Rama Jois, J.
1. In this revision petition presented under section 23 of the Karnataka Sales Tax Act, 1957 (hereinafter referred to as 'the Act'), the following question of law arises for consideration :
'Whether an assessee, who is a defaulter in the payment of tax due under the Act, and who is called upon by the sales tax authorities to pay the penalty at the rates specified in section 13(2) of the Act, has a right of appeal under section 20 of the Act ?'
The petition has come up for admission after notice to the respondent. By consent of both counsel, the petition is taken up for final hearing and is being disposed of by this final order.
2. Facts of the case :- Briefly stated, the relevant facts as are discernible from the orders of the Deputy Commissioner (Appeals) and the Appellate Tribunal, and the original records produced, are :
(i) The petitioner-company is doing the business of purchase and sale of cotton. During the assessment period 1st September, 1965, to 31st August, 1966, in the course of assessment, the assessing authority had allowed an exemption, on the purchase turnover of Rs. 74,43,877 on the ground that the petitioner had sold cotton of that value in the course of inter-State trade and commerce.
(ii) Section 5(4) of the Act was amended by amending Act 7 of 1973 and the corresponding section 15(b) of the Central Sales Tax Act was amended by amending Act 61 of 1972, with retrospective effect. Earlier, the moment a dealer showed that he had effected inter-State sales, he was entitled to exemption from payment of tax under the Act. According to the amendment, a dealer would get reimbursement of tax paid under the Act on inter-State sales turnover, only in proof of payment of tax under the Central Act.
(iii) As the petitioner had not adduced any proof regarding payment of Central sales tax in respect of the aforesaid turnover of Rs. 74,43,877 the Assistant Commissioner, who was the assessing authority, passed, in the light of the amendment, a rectification order under section 25-A of the Act and levied tax on that turnover.
(iv) The quantum of tax determined as payable on the aforesaid turnover of Rs. 74,43,877 was Rs. 1,07,397.61. A demand notice in the prescribed form was served by the assessing authority on the petitioner on 4th October, 1975, calling upon it to pay the tax within 21 days of the service of notice. The petitioner did not comply with the notice. As a result it became a defaulter on 25th October, 1975.
(v) The appeal preferred against that order was dismissed by the first appellate authority. The second appeal preferred to the Tribunal also failed vide order dated 31st March, 1977, in S.T.A. No. 422 of 1975.

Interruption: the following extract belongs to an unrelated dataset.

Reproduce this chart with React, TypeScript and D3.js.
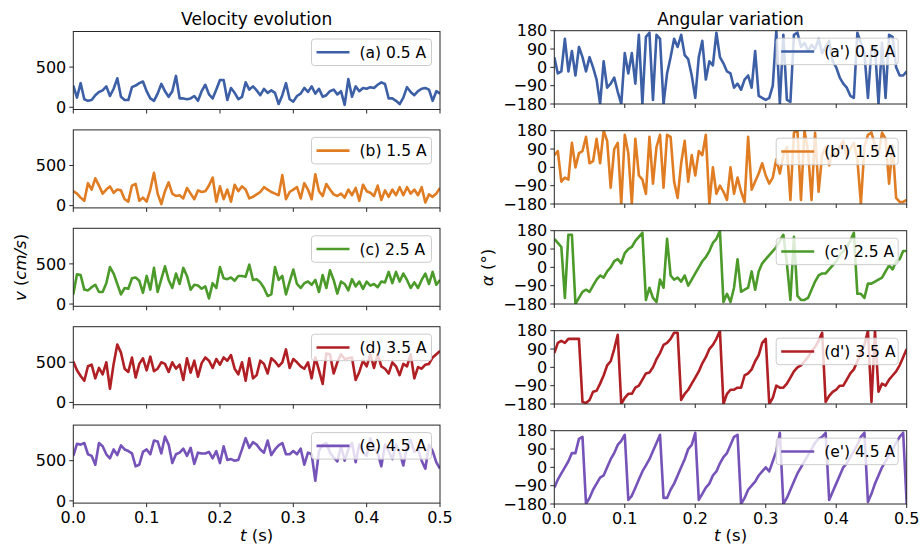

(vi) After the dismissal of the second appeal, the petitioner paid the tax due on 23rd May, 1977. Thus the petitioner had withheld the payment for a period of 19 months. Thereafter the Assistant Commissioner computed the penalty payable by the petitioner on the amount withheld at the rates prescribed in section 13(2) of the Act which came to Rs. 46,180.34 and by a notice dated 1st August, 1977 (exhibit A), called upon the petitioner to pay that amount.
(vii) It is against that notice, the petitioner preferred an appeal to the Deputy Commissioner (Appeals), Hubli. He dismissed the appeal as not maintainable, by his order dated 23rd March, 1978 (exhibit B), and that order was affirmed by the Tribunal by its order dated 23rd July, 1978, in second appeal (exhibit C).
(viii) Aggrieved by these orders, the petitioner has presented this revision petition.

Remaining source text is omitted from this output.